▶ Supplied information

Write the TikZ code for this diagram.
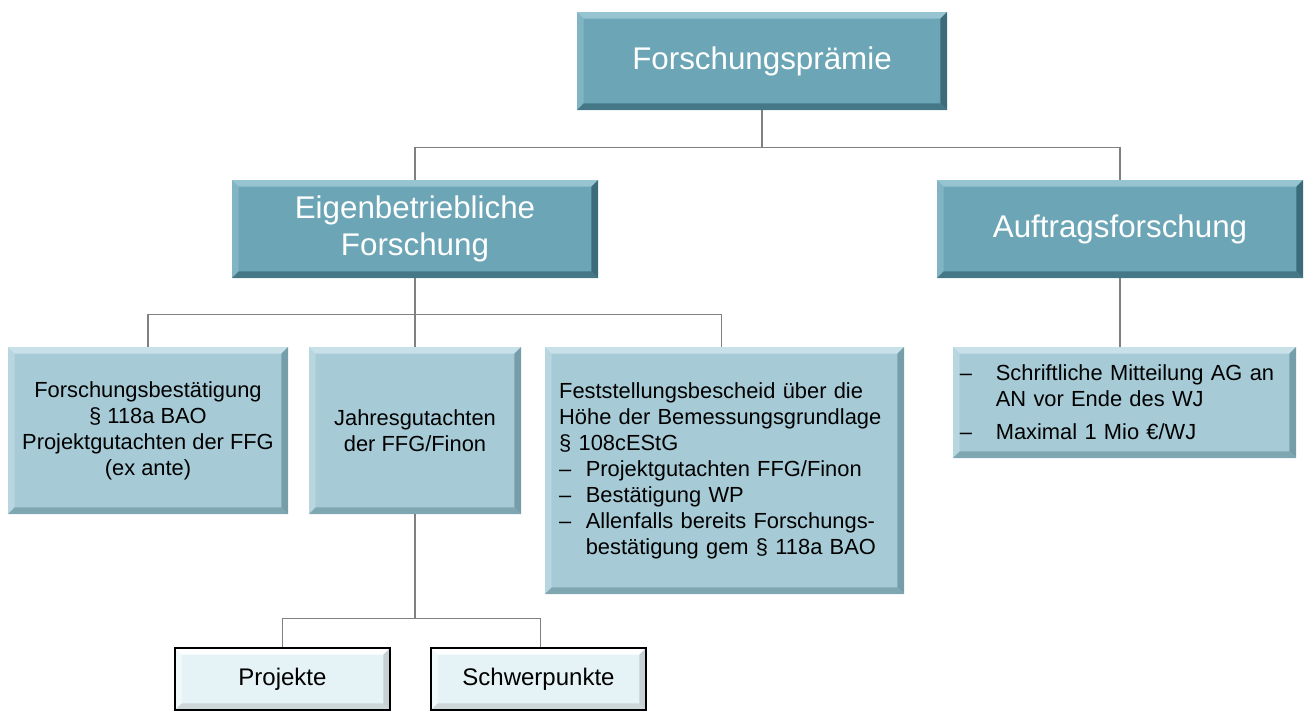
\documentclass[tikz,border=0pt]{standalone}
\usepackage{fontspec}
\setmainfont{Liberation Sans}
\usetikzlibrary{positioning}

\definecolor{tealmain}{RGB}{108,166,182}
\definecolor{teallight}{RGB}{150,196,208}
\definecolor{tealdark}{RGB}{60,108,122}
\definecolor{paleblue}{RGB}{166,203,214}
\definecolor{palelight}{RGB}{200,225,232}
\definecolor{paledark}{RGB}{118,158,170}
\definecolor{icefill}{RGB}{230,243,246}
\definecolor{linkgray}{RGB}{128,128,128}

\newcommand\headfont{\fontsize{23.5}{27.75}\selectfont}
\newcommand\bodyfont{\fontsize{16.4}{19.5}\selectfont}
\newcommand\leaffont{\fontsize{18}{21}\selectfont}
\newcommand\bul{\makebox[20pt][l]{--}}
\newcommand\bulw{\makebox[27pt][l]{--}}

\tikzset{
  bevel/.style 2 args = {path picture={
      \fill[#1] (path picture bounding box.north west) -- (path picture bounding box.north east)
        -- ([shift={(-5pt,-5pt)}]path picture bounding box.north east)
        -- ([shift={(5pt,-5pt)}]path picture bounding box.north west) -- cycle;
      \fill[#1,opacity=.5] (path picture bounding box.north west) -- ([shift={(5pt,-5pt)}]path picture bounding box.north west)
        -- ([shift={(5pt,5pt)}]path picture bounding box.south west) -- (path picture bounding box.south west) -- cycle;
      \fill[#2] (path picture bounding box.north east) -- (path picture bounding box.south east)
        -- ([shift={(-5pt,5pt)}]path picture bounding box.south east)
        -- ([shift={(-5pt,-5pt)}]path picture bounding box.north east) -- cycle;
      \fill[#2,opacity=.8] (path picture bounding box.south west) -- (path picture bounding box.south east)
        -- ([shift={(-5pt,5pt)}]path picture bounding box.south east)
        -- ([shift={(5pt,5pt)}]path picture bounding box.south west) -- cycle;
    }},
  box/.style      = {shape=rectangle, inner sep=0pt, align=center},
  head/.style     = {box, fill=tealmain, bevel={teallight}{tealdark}, text=white, font=\headfont,
                     minimum width=274.5pt, minimum height=73.5pt},
  detail/.style   = {box, fill=paleblue, bevel={palelight}{paledark}, text=black, font=\bodyfont,
                     minimum height=125.25pt},
  leaf/.style     = {box, fill=icefill, bevel={white}{icefill!70!gray}, draw=black, line width=1.5pt,
                     font=\leaffont, minimum width=161.25pt, minimum height=46.5pt},
  link/.style     = {draw=linkgray, line width=0.8pt}
}

\begin{document}
\begin{tikzpicture}[x=0.75pt, y=-0.75pt]
  \useasboundingbox (0,0) rectangle (1306,715);

  % top level
  \node [head, minimum width=277.5pt] (praemie) at (762,61) {Forschungspr\"amie};
  \node [head] (eigen)   at (415,229) {Eigenbetriebliche\\Forschung};
  \node [head] (auftrag) at (1120,229) {Auftragsforschung};

  % details
  \node [detail, minimum width=210pt] (bestaetigung) at (148,430.5)
    {Forschungsbest\"atigung\\\S\ 118a BAO\\Projektgutachten der FFG\\(ex ante)};
  \node [detail, minimum width=159pt] (jahres) at (415,430.5)
    {Jahresgutachten\\der FFG/Finon};
  \node [detail, minimum width=269.25pt, minimum height=185.25pt, align=left,
         text width=248pt, inner xsep=10.5pt] (bescheid) at (724.5,470.5)
    {Feststellungsbescheid \"uber die\\
     H\"ohe der Bemessungsgrundlage\\
     \S\ 108cEStG\\
     \bul Projektgutachten FFG/Finon\\
     \bul Best\"atigung WP\\
     \bul Allenfalls bereits Forschungs-\\
     \hspace*{20pt}best\"atigung gem \S\ 118a BAO};
  \node [detail, minimum width=257.25pt, minimum height=83.25pt, align=left,
         text width=247pt, inner xsep=5pt] (mitteilung) at (1124.5,402.5)
    {\bulw Schriftliche Mitteilung AG an\\
     \hspace*{27pt}AN vor Ende des WJ\\[5pt]
     \bulw Maximal 1 Mio \texteuro/WJ};

  % leaves
  \node [leaf] (projekte)     at (282.5,679) {Projekte};
  \node [leaf] (schwerpunkte) at (538.5,679) {Schwerpunkte};

  % connectors
  \draw [link] (praemie.south) -- ++(0,37) coordinate (j1);
  \draw [link] (j1) -| (eigen.north);
  \draw [link] (j1) -| (auftrag.north);
  \draw [link] (eigen.south) -- ++(0,36) coordinate (j2);
  \draw [link] (j2) -| (bestaetigung.north);
  \draw [link] (j2) -- (jahres.north);
  \draw [link] (j2) -| ([xshift=-2]bescheid.north);
  \draw [link] (auftrag.south) -- (auftrag.south |- mitteilung.north);
  \draw [link] (jahres.south) -- ++(0,104) coordinate (j3);
  \draw [link] (j3) -| (projekte.north);
  \draw [link] (j3) -| ([xshift=1.5]schwerpunkte.north);
\end{tikzpicture}
\end{document}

▶ Exercise description
Set every line down exactly as written, leaving each picture out.

▶ Task output
Write the TikZ code for this diagram.
\documentclass[tikz,border=0pt]{standalone}
\usepackage{fontspec}
\setmainfont{Liberation Sans}
\usetikzlibrary{positioning}

\definecolor{tealmain}{RGB}{108,166,182}
\definecolor{teallight}{RGB}{150,196,208}
\definecolor{tealdark}{RGB}{60,108,122}
\definecolor{paleblue}{RGB}{166,203,214}
\definecolor{palelight}{RGB}{200,225,232}
\definecolor{paledark}{RGB}{118,158,170}
\definecolor{icefill}{RGB}{230,243,246}
\definecolor{linkgray}{RGB}{128,128,128}

\newcommand\headfont{\fontsize{23.5}{27.75}\selectfont}
\newcommand\bodyfont{\fontsize{16.4}{19.5}\selectfont}
\newcommand\leaffont{\fontsize{18}{21}\selectfont}
\newcommand\bul{\makebox[20pt][l]{--}}
\newcommand\bulw{\makebox[27pt][l]{--}}

\tikzset{
  bevel/.style 2 args = {path picture={
      \fill[#1] (path picture bounding box.north west) -- (path picture bounding box.north east)
        -- ([shift={(-5pt,-5pt)}]path picture bounding box.north east)
        -- ([shift={(5pt,-5pt)}]path picture bounding box.north west) -- cycle;
      \fill[#1,opacity=.5] (path picture bounding box.north west) -- ([shift={(5pt,-5pt)}]path picture bounding box.north west)
        -- ([shift={(5pt,5pt)}]path picture bounding box.south west) -- (path picture bounding box.south west) -- cycle;
      \fill[#2] (path picture bounding box.north east) -- (path picture bounding box.south east)
        -- ([shift={(-5pt,5pt)}]path picture bounding box.south east)
        -- ([shift={(-5pt,-5pt)}]path picture bounding box.north east) -- cycle;
      \fill[#2,opacity=.8] (path picture bounding box.south west) -- (path picture bounding box.south east)
        -- ([shift={(-5pt,5pt)}]path picture bounding box.south east)
        -- ([shift={(5pt,5pt)}]path picture bounding box.south west) -- cycle;
    }},
  box/.style      = {shape=rectangle, inner sep=0pt, align=center},
  head/.style     = {box, fill=tealmain, bevel={teallight}{tealdark}, text=white, font=\headfont,
                     minimum width=274.5pt, minimum height=73.5pt},
  detail/.style   = {box, fill=paleblue, bevel={palelight}{paledark}, text=black, font=\bodyfont,
                     minimum height=125.25pt},
  leaf/.style     = {box, fill=icefill, bevel={white}{icefill!70!gray}, draw=black, line width=1.5pt,
                     font=\leaffont, minimum width=161.25pt, minimum height=46.5pt},
  link/.style     = {draw=linkgray, line width=0.8pt}
}

\begin{document}
\begin{tikzpicture}[x=0.75pt, y=-0.75pt]
  \useasboundingbox (0,0) rectangle (1306,715);

  % top level
  \node [head, minimum width=277.5pt] (praemie) at (762,61) {Forschungspr\"amie};
  \node [head] (eigen)   at (415,229) {Eigenbetriebliche\\Forschung};
  \node [head] (auftrag) at (1120,229) {Auftragsforschung};

  % details
  \node [detail, minimum width=210pt] (bestaetigung) at (148,430.5)
    {Forschungsbest\"atigung\\\S\ 118a BAO\\Projektgutachten der FFG\\(ex ante)};
  \node [detail, minimum width=159pt] (jahres) at (415,430.5)
    {Jahresgutachten\\der FFG/Finon};
  \node [detail, minimum width=269.25pt, minimum height=185.25pt, align=left,
         text width=248pt, inner xsep=10.5pt] (bescheid) at (724.5,470.5)
    {Feststellungsbescheid \"uber die\\
     H\"ohe der Bemessungsgrundlage\\
     \S\ 108cEStG\\
     \bul Projektgutachten FFG/Finon\\
     \bul Best\"atigung WP\\
     \bul Allenfalls bereits Forschungs-\\
     \hspace*{20pt}best\"atigung gem \S\ 118a BAO};
  \node [detail, minimum width=257.25pt, minimum height=83.25pt, align=left,
         text width=247pt, inner xsep=5pt] (mitteilung) at (1124.5,402.5)
    {\bulw Schriftliche Mitteilung AG an\\
     \hspace*{27pt}AN vor Ende des WJ\\[5pt]
     \bulw Maximal 1 Mio \texteuro/WJ};

  % leaves
  \node [leaf] (projekte)     at (282.5,679) {Projekte};
  \node [leaf] (schwerpunkte) at (538.5,679) {Schwerpunkte};

  % connectors
  \draw [link] (praemie.south) -- ++(0,37) coordinate (j1);
  \draw [link] (j1) -| (eigen.north);
  \draw [link] (j1) -| (auftrag.north);
  \draw [link] (eigen.south) -- ++(0,36) coordinate (j2);
  \draw [link] (j2) -| (bestaetigung.north);
  \draw [link] (j2) -- (jahres.north);
  \draw [link] (j2) -| ([xshift=-2]bescheid.north);
  \draw [link] (auftrag.south) -- (auftrag.south |- mitteilung.north);
  \draw [link] (jahres.south) -- ++(0,104) coordinate (j3);
  \draw [link] (j3) -| (projekte.north);
  \draw [link] (j3) -| ([xshift=1.5]schwerpunkte.north);
\end{tikzpicture}
\end{document}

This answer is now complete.